In recent years, we have seen many homegrown Southeast Asian brands break out of their borders and expand their services across the region and beyond. Grab, a ride-hailing app from Malaysia, famously booted out its biggest competitor Uber out of Southeast Asia. Sea, a company born in Singapore, has launched its e-commerce app Shopee in 10 territories worldwide and will soon expand to India, Poland, and Argentina. Then, there is Jollibee, the fast-food chain from the Philippines that has been opening stores in almost every place on Earth, most recently in Spain.
These success stories have, no doubt, fueled the desire for many young entrepreneurs to pursue their ventures and, hopefully, establish a global brand, too. Southeast Asia has been seeing more homegrown brands make a name on the international stage, alongside giants like McDonald’s, Amazon, Craigslist, or PayPal. The region has been rife with opportunities as more consumers go online and access different products and services.
However, breaking into the international stage will not be easy. While consumers in Southeast Asia have been hungry for local brands and now have more disposable income to spend, the competition is stiff. There are challenges that young entrepreneurs will have to face and overcome to see success and build a promising brand.
Financing Your Venture
Unfortunately, the first and the biggest hurdle you might face as a newcomer in business involves money. As they say, you have to spend money to earn money.
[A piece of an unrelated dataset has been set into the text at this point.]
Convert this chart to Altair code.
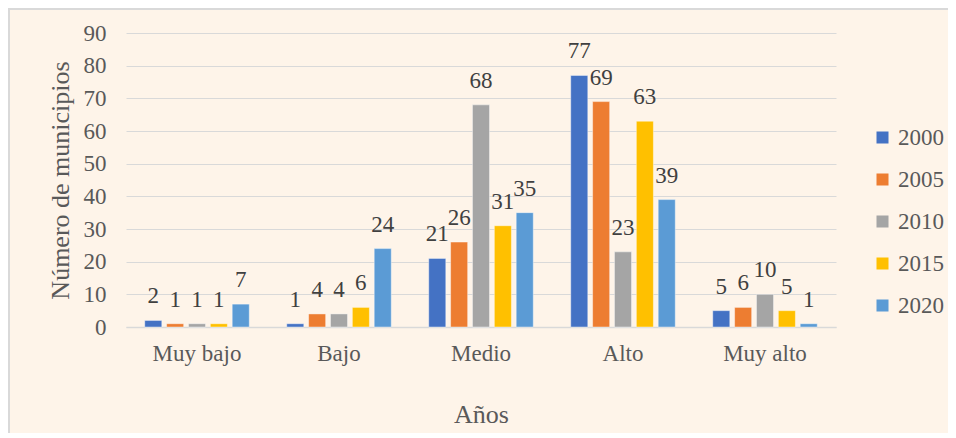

Without funding, you would not be able to build a product, market it to the right consumers, and expand your reach to a wider audience. All of these require cash.
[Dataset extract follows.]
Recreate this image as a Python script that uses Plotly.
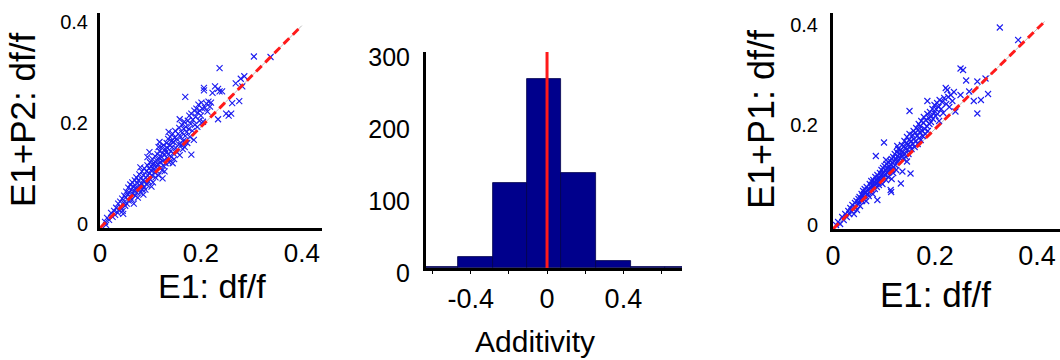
import plotly.graph_objects as go

W, H = 1060, 360
FONT = "Liberation Sans, Arial, sans-serif"

# ---------------- data ----------------
# Left panel: E1 df/f (x) vs E1+P2 df/f (y)
left_pairs = [
    (0.010, 0.012), (0.014, 0.020), (0.018, 0.016), (0.022, 0.030), (0.025, 0.022), (0.028, 0.034), (0.030, 0.026), (0.012, 0.006),
    (0.032, 0.040), (0.035, 0.030), (0.036, 0.048), (0.038, 0.036), (0.040, 0.052), (0.042, 0.040), (0.044, 0.058), (0.045, 0.034),
    (0.047, 0.050), (0.048, 0.064), (0.050, 0.044), (0.046, 0.028),
    (0.051, 0.060), (0.052, 0.072), (0.053, 0.048), (0.055, 0.066), (0.056, 0.080), (0.057, 0.054), (0.058, 0.070), (0.060, 0.062),
    (0.060, 0.086), (0.062, 0.076), (0.063, 0.056), (0.064, 0.090), (0.065, 0.068), (0.066, 0.082), (0.067, 0.048), (0.068, 0.074),
    (0.069, 0.094), (0.070, 0.064),
    (0.071, 0.080), (0.072, 0.100), (0.073, 0.070), (0.074, 0.088), (0.075, 0.060), (0.076, 0.094), (0.077, 0.078), (0.078, 0.106),
    (0.079, 0.084), (0.080, 0.070), (0.081, 0.098), (0.082, 0.088), (0.083, 0.112), (0.084, 0.076), (0.085, 0.094), (0.086, 0.104),
    (0.087, 0.082), (0.088, 0.118), (0.089, 0.092), (0.090, 0.076), (0.080, 0.120), (0.086, 0.066),
    (0.091, 0.100), (0.092, 0.112), (0.093, 0.086), (0.094, 0.124), (0.095, 0.104), (0.096, 0.092), (0.097, 0.118), (0.098, 0.108),
    (0.099, 0.130), (0.100, 0.096), (0.101, 0.114), (0.102, 0.122), (0.103, 0.104), (0.104, 0.136), (0.105, 0.090), (0.106, 0.116),
    (0.107, 0.128), (0.108, 0.110), (0.109, 0.142), (0.110, 0.100), (0.094, 0.140), (0.102, 0.082), (0.098, 0.150), (0.108, 0.124),
    (0.111, 0.120), (0.112, 0.134), (0.113, 0.112), (0.114, 0.146), (0.115, 0.126), (0.116, 0.104), (0.117, 0.138), (0.118, 0.152),
    (0.119, 0.118), (0.120, 0.130), (0.121, 0.160), (0.122, 0.140), (0.123, 0.114), (0.124, 0.148), (0.125, 0.132), (0.126, 0.164),
    (0.127, 0.122), (0.128, 0.144), (0.129, 0.156), (0.130, 0.128), (0.118, 0.170), (0.124, 0.098), (0.116, 0.160), (0.128, 0.112),
    (0.131, 0.150), (0.132, 0.168), (0.133, 0.138), (0.134, 0.158), (0.135, 0.176), (0.136, 0.146), (0.137, 0.130), (0.138, 0.164),
    (0.139, 0.180), (0.140, 0.152), (0.141, 0.140), (0.142, 0.172), (0.143, 0.160), (0.144, 0.186), (0.145, 0.148), (0.146, 0.170),
    (0.147, 0.136), (0.148, 0.178), (0.149, 0.192), (0.150, 0.158), (0.136, 0.190), (0.144, 0.128),
    (0.152, 0.176), (0.153, 0.150), (0.155, 0.186), (0.156, 0.166), (0.157, 0.198), (0.158, 0.144), (0.160, 0.180), (0.161, 0.164),
    (0.162, 0.204), (0.163, 0.188), (0.164, 0.156), (0.165, 0.172), (0.166, 0.196), (0.167, 0.210), (0.168, 0.160), (0.169, 0.182),
    (0.170, 0.200), (0.158, 0.215),
    (0.172, 0.190), (0.173, 0.168), (0.174, 0.212), (0.176, 0.196), (0.177, 0.222), (0.178, 0.180), (0.180, 0.206), (0.181, 0.226),
    (0.183, 0.192), (0.184, 0.214), (0.186, 0.174), (0.187, 0.232), (0.188, 0.204), (0.181, 0.145),
    (0.190, 0.220), (0.191, 0.236), (0.193, 0.200), (0.194, 0.228), (0.195, 0.244), (0.197, 0.212), (0.198, 0.232), (0.200, 0.222),
    (0.201, 0.248), (0.203, 0.236), (0.204, 0.210), (0.206, 0.272), (0.206, 0.277), (0.208, 0.238),
    (0.211, 0.246), (0.213, 0.230), (0.215, 0.250), (0.218, 0.240), (0.220, 0.248), (0.223, 0.267), (0.228, 0.280), (0.234, 0.275),
    (0.234, 0.215), (0.237, 0.270),
    (0.169, 0.259), (0.237, 0.316), (0.242, 0.270), (0.250, 0.226), (0.255, 0.222), (0.260, 0.226), (0.262, 0.247), (0.269, 0.286),
    (0.276, 0.251), (0.279, 0.295), (0.282, 0.280), (0.286, 0.300), (0.305, 0.339), (0.338, 0.338),
]
e1_left = [p[0] for p in left_pairs]
e1p2_left = [p[1] for p in left_pairs]

# Right panel: E1 df/f (x) vs E1+P1 df/f (y)
right_pairs = [
    (0.006, 0.008), (0.010, 0.014), (0.014, 0.010), (0.018, 0.024), (0.021, 0.018), (0.024, 0.030), (0.027, 0.024), (0.030, 0.036),
    (0.032, 0.030), (0.034, 0.042), (0.036, 0.036), (0.038, 0.048), (0.040, 0.040), (0.041, 0.030), (0.043, 0.052), (0.044, 0.044),
    (0.046, 0.056), (0.047, 0.038), (0.049, 0.050), (0.050, 0.060),
    (0.051, 0.054), (0.052, 0.064), (0.053, 0.046), (0.055, 0.060), (0.056, 0.070), (0.057, 0.056), (0.058, 0.066), (0.059, 0.076),
    (0.060, 0.060), (0.061, 0.070), (0.062, 0.080), (0.063, 0.064), (0.064, 0.074), (0.065, 0.056), (0.066, 0.084), (0.067, 0.070),
    (0.068, 0.078), (0.070, 0.066),
    (0.071, 0.080), (0.072, 0.090), (0.073, 0.074), (0.074, 0.084), (0.075, 0.096), (0.076, 0.078), (0.077, 0.088), (0.078, 0.070),
    (0.079, 0.098), (0.080, 0.086), (0.081, 0.094), (0.082, 0.080), (0.083, 0.104), (0.084, 0.090), (0.085, 0.098), (0.086, 0.084),
    (0.087, 0.108), (0.088, 0.094), (0.089, 0.102), (0.090, 0.088), (0.084, 0.146), (0.087, 0.058),
    (0.091, 0.100), (0.092, 0.112), (0.093, 0.094), (0.094, 0.106), (0.095, 0.118), (0.096, 0.100), (0.097, 0.110), (0.098, 0.122),
    (0.099, 0.104), (0.100, 0.114), (0.100, 0.173), (0.101, 0.126), (0.102, 0.108), (0.103, 0.118), (0.104, 0.098), (0.105, 0.130),
    (0.106, 0.112), (0.107, 0.122), (0.108, 0.134), (0.109, 0.116), (0.110, 0.126), (0.104, 0.138), (0.097, 0.090), (0.108, 0.104),
    (0.111, 0.120), (0.112, 0.136), (0.113, 0.078), (0.114, 0.074), (0.115, 0.100), (0.114, 0.128), (0.115, 0.140), (0.116, 0.118),
    (0.117, 0.132), (0.118, 0.144), (0.119, 0.124), (0.120, 0.136), (0.121, 0.150), (0.122, 0.128), (0.123, 0.140), (0.124, 0.118),
    (0.125, 0.154), (0.126, 0.134), (0.127, 0.146), (0.128, 0.160), (0.129, 0.138), (0.130, 0.150), (0.118, 0.112), (0.126, 0.166),
    (0.131, 0.142), (0.132, 0.158), (0.133, 0.091), (0.134, 0.148), (0.135, 0.168), (0.136, 0.115), (0.137, 0.154), (0.138, 0.140),
    (0.139, 0.164), (0.140, 0.176), (0.141, 0.150), (0.142, 0.162), (0.143, 0.144), (0.144, 0.172), (0.145, 0.184), (0.146, 0.158),
    (0.147, 0.168), (0.148, 0.150), (0.149, 0.178), (0.150, 0.190), (0.150, 0.236), (0.145, 0.135),
    (0.151, 0.166), (0.152, 0.111), (0.153, 0.176), (0.154, 0.160), (0.156, 0.188), (0.157, 0.170), (0.158, 0.196), (0.159, 0.180),
    (0.160, 0.164), (0.161, 0.192), (0.162, 0.176), (0.163, 0.202), (0.165, 0.186), (0.166, 0.170), (0.167, 0.198), (0.168, 0.210),
    (0.169, 0.182), (0.170, 0.194),
    (0.171, 0.206), (0.172, 0.178), (0.173, 0.216), (0.175, 0.196), (0.176, 0.186), (0.177, 0.212), (0.178, 0.224), (0.180, 0.200),
    (0.181, 0.190), (0.182, 0.218), (0.184, 0.206), (0.185, 0.230), (0.185, 0.256), (0.186, 0.196), (0.188, 0.222), (0.189, 0.210),
    (0.190, 0.234), (0.192, 0.214), (0.193, 0.226), (0.195, 0.240), (0.196, 0.220), (0.198, 0.232), (0.199, 0.248), (0.201, 0.226),
    (0.202, 0.240), (0.204, 0.252), (0.205, 0.230), (0.207, 0.244), (0.208, 0.216), (0.209, 0.258),
    (0.212, 0.240), (0.214, 0.254), (0.216, 0.232), (0.218, 0.262), (0.221, 0.282), (0.224, 0.278), (0.222, 0.250), (0.226, 0.264),
    (0.228, 0.244), (0.231, 0.268), (0.234, 0.256), (0.237, 0.274), (0.240, 0.235), (0.250, 0.268),
    (0.250, 0.321), (0.255, 0.318), (0.261, 0.297), (0.267, 0.275), (0.276, 0.256), (0.283, 0.295), (0.283, 0.231), (0.290, 0.258),
    (0.299, 0.301), (0.304, 0.270), (0.327, 0.403), (0.363, 0.378),
]
e1_right = [p[0] for p in right_pairs]
e1p1_right = [p[1] for p in right_pairs]

# Unity lines
unity_left = [0.0, 0.40]
unity_right = [0.0, 0.415]

# Histogram of additivity
hist_centers = [-0.557, -0.376, -0.195, -0.015, 0.166, 0.347, 0.528, 0.709]
hist_counts = [1, 15, 118, 262, 132, 10, 1, 1]
bin_width = 0.181
zero_x = [0, 0]
zero_y = [0, 300]

# Tick labels
scatter_ticks = [0, 0.2, 0.4]
scatter_ticktext = ["0", "0.2", "0.4"]
hist_xticks = [-0.6, -0.4, -0.2, 0, 0.2, 0.4, 0.6]
hist_xticktext = ["", "-0.4", "", "0", "", "0.4", ""]
hist_yticks = [0, 100, 200, 300]

# ---------------- layout helpers ----------------
def xd(a, b):
    return [a / W, b / W]

def yd(top, bottom):
    return [1 - bottom / H, 1 - top / H]

BLUE = "#1c1cf0"
RED = "#ff1a1a"
NAVY = "#00008c"

fig = go.Figure()

marker = dict(symbol="x-thin", size=6, line=dict(width=1.1, color=BLUE))

# Left scatter
fig.add_trace(go.Scatter(x=unity_left, y=unity_left, mode="lines",
                         line=dict(color="#bbbbbb", width=1), xaxis="x", yaxis="y", hoverinfo="skip"))
fig.add_trace(go.Scatter(x=e1_left, y=e1p2_left, mode="markers", marker=marker, xaxis="x", yaxis="y"))
fig.add_trace(go.Scatter(x=unity_left, y=unity_left, mode="lines",
                         line=dict(color=RED, width=3, dash="8px,5px"), xaxis="x", yaxis="y"))

# Histogram
fig.add_trace(go.Bar(x=hist_centers, y=hist_counts, width=bin_width,
                     marker=dict(color=NAVY, line=dict(color="#00004a", width=0.8)),
                     xaxis="x2", yaxis="y2"))
fig.add_trace(go.Scatter(x=zero_x, y=zero_y, mode="lines", line=dict(color=RED, width=3),
                         xaxis="x2", yaxis="y2"))

# Right scatter
fig.add_trace(go.Scatter(x=unity_right, y=unity_right, mode="lines",
                         line=dict(color="#bbbbbb", width=1), xaxis="x3", yaxis="y3", hoverinfo="skip"))
fig.add_trace(go.Scatter(x=e1_right, y=e1p1_right, mode="markers", marker=marker, xaxis="x3", yaxis="y3"))
fig.add_trace(go.Scatter(x=unity_right, y=unity_right, mode="lines",
                         line=dict(color=RED, width=3, dash="8px,5px"), xaxis="x3", yaxis="y3"))

axis_common = dict(showgrid=False, zeroline=False, showline=True, linecolor="black", linewidth=3,
                   fixedrange=True, automargin=False)

fig.update_layout(
    width=W, height=H,
    margin=dict(l=0, r=0, t=0, b=0, autoexpand=False),
    paper_bgcolor="white", plot_bgcolor="white",
    showlegend=False,
    font=dict(family=FONT, color="black"),
    bargap=0,
    xaxis=dict(domain=xd(100, 322), range=[0, 0.44], anchor="y", tickvals=scatter_ticks,
               ticktext=scatter_ticktext, ticks="", tickfont=dict(size=26), ticklabelstandoff=0,
               **axis_common),
    yaxis=dict(domain=yd(13, 228), range=[0, 0.425], anchor="x", tickvals=scatter_ticks,
               ticktext=scatter_ticktext, ticks="", tickfont=dict(size=20), ticklabelstandoff=5,
               ticklabelshift=-4, **axis_common),
    xaxis2=dict(domain=xd(426, 682), range=[-0.634, 0.707], anchor="y2", tickvals=hist_xticks,
                ticktext=hist_xticktext, ticks="outside", ticklen=3, tickwidth=1, tickcolor="black",
                tickfont=dict(size=27), ticklabelstandoff=2, **axis_common),
    yaxis2=dict(domain=yd(52, 268), range=[0, 300], anchor="x2", tickvals=hist_yticks,
                ticks="", tickfont=dict(size=25), ticklabelstandoff=8, ticklabelshift=5,
                **axis_common),
    xaxis3=dict(domain=xd(833, 1060), range=[0, 0.445], anchor="y3", tickvals=scatter_ticks,
                ticktext=scatter_ticktext, ticks="", tickfont=dict(size=27), ticklabelstandoff=1,
                **axis_common),
    yaxis3=dict(domain=yd(13, 229), range=[0, 0.432], anchor="x3", tickvals=scatter_ticks,
                ticktext=scatter_ticktext, ticks="", tickfont=dict(size=20), ticklabelstandoff=8,
                ticklabelshift=-4, **axis_common),
)

def ann(text, cx, cy, size, angle=0):
    fig.add_annotation(text=text, x=cx / W, y=1 - cy / H, xref="paper", yref="paper",
                       xanchor="center", yanchor="middle", showarrow=False, textangle=angle,
                       font=dict(size=size, family=FONT, color="black"))

ann("E1+P2: df/f", 23, 120, 35, -90)
ann("E1: df/f", 212, 286, 34)
ann("Additivity", 535, 341, 30)
ann("E1+P1: df/f", 762, 119, 36, -90)
ann("E1: df/f", 935, 294, 35)

fig.write_html("out.html")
Moreover, young people often do not have an extensive financial history of submitting to banks and other institutions to seek funding for a business. Most want several documents as proof that the borrower can pay off the loan. There are moneylenders in Singapore who make application and approval easier for the borrower.
In addition, finding funding requires networking. A young entrepreneur who has only started navigating the business landscape does not have the connections to find potential investors and partners.
These limitations create more obstacles. Businesses that have limited funding have no room for error. They may take fewer risks because they cannot lose money.
Your Lack of Experience
As a business leader, they will have to make significant decisions, most of which can directly impact the future success or failure of the enterprise. It will not be easy. The solutions will not always be obvious, either. Some of these problems will be handled better by someone who has prior experience dealing with the same issues.
But, it should not be a deterrent for young entrepreneurs to pursue running a business. There are other ways to seek knowledge aside from experiencing every hardship. Newcomers can, for example, learn from industry veterans. They can read biographies and memoirs, as well as articles and blog posts written by prominent figures who have faced challenges in the past and succeeded. They can also seek mentorship under someone whose skills they admire.
Plus, often, naivete is not a weakness. It is a strength. Newcomers have a fresh perspective that they can wield to bring novel ideas and solutions into the market. This is something that old-timers lack: a different perspective. It can lead them to make decisions that are out of touch or go against market trends.
Facing Criticism and Self-doubt
The entrepreneur is undoubtedly the most important person in the business. They make major decisions that will have an impact on the business’s current operations and future growth. They also choose and hire members of their staff.
However, entrepreneurs are also prone to facing criticism. Not all their decisions and solutions will be accepted positively and without resistance from employees, partners, investors, and consumers. When they do make mistakes, they will be the ones who will be criticized. Some of these criticisms get too personal, but the entrepreneur cannot react negatively because they risk destroying the business’s image to the public.
Criticism can lead to self-doubt. The stakes are high, and when one is receiving disapproval, they start to question their capabilities to run the business. However, an entrepreneur must learn how to separate their feelings from the business. They must be capable of listening to constructive critique without getting their ego hurt, and they must also learn to ignore criticism that may not be fair or helpful.
Moreover, they must learn to trust their knowledge and skills. They should not be easily discouraged nor pressured. These are all normal in running a business. They must be accustomed to facing criticism and fighting self-doubt.
There are so many opportunities for budding entrepreneurs in the bustling markets of Southeast Asia. However, there will also be challenges ahead. Entrepreneurs who want to succeed and build a global brand must be prepared to survive all these obstacles.